Painter Thomas Kinkade has died at age 54. Kinkade was the extraordinarily popular “artist of light” who managed to turn himself into a franchise, opening up mall stores to sell reproductions of his paintings.
This was the sort of thing he did:
Pleasant enough, but not my cup of tea. Then again, I’m not really into landscape paintings per se, and the small amount of art I do have on my walls tends to come out of the science fiction and fantasy genre (like this Ned Dameron piece for Stephen King’s Dark Tower series). But the main reason I’m bringing up his death here is his position on the fault line of the culture wars, because Kinkade was absolutely despised by bi-coastal liberal urban elites. I can think of few things more unfashionable for a Manhattanite than declaring that they love Thomas Kinkade’s work. Personally I have a hard time thinking of any art work I hate enough to dedicate an entire blog to tearing it down, but Kinkade seemed to bring out the same instinctual, irrational loathing in them that Sarah Palin does.

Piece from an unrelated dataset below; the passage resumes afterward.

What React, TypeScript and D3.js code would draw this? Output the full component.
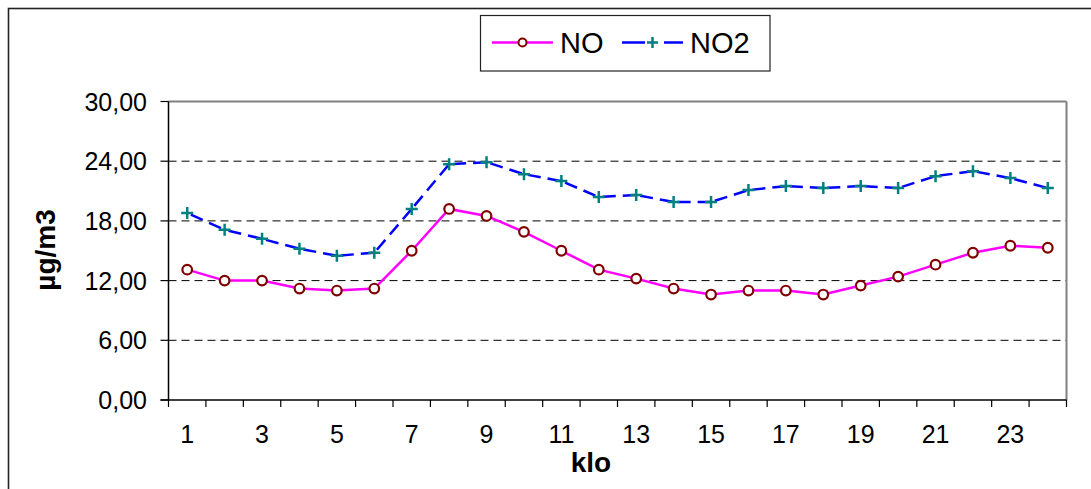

There are likely several reasons he’s so loathed. Part of it is the fact that he was a technically competent, representational artist who strove to make his paintings pretty in an age which devalues all of those attributes in comparison to “authenticity.” Part of it was his success, his ability to sell signed reproductions of work he touched up with highlights for tens of thousands of dollars that no doubt infuriated starving artists in lofts across Greenwich Village.
But most of all, I think Thomas Kinkade was hated because he was liked by the wrong kinds of people. He was a favorite of the loathsome Lumpenproletariat of flyover country, the people who had the bad taste to work with their hands, live in Suburbia, believe in God and vote Republican. (Kinkade himself was not shy about professing his Christian beliefs, which probably infuriated his critics all the more.)
Here’s a fine example: “Kinkade and the culture that supports him… same thing as Bush. Same thing as Enron. Crooks masquerading as religious men… fool the masses of totally ignorant and self-absorbed Christians… and make millions.”
Many hated Kinkade overtly for having different personal or artistic values than them, but some probably hated him just because everyone else hated him; they hated Kinkade because all their hip friends hated Kinkade in the same way they all read The New York Times and voted for Obama. It’s just what’s expected of them.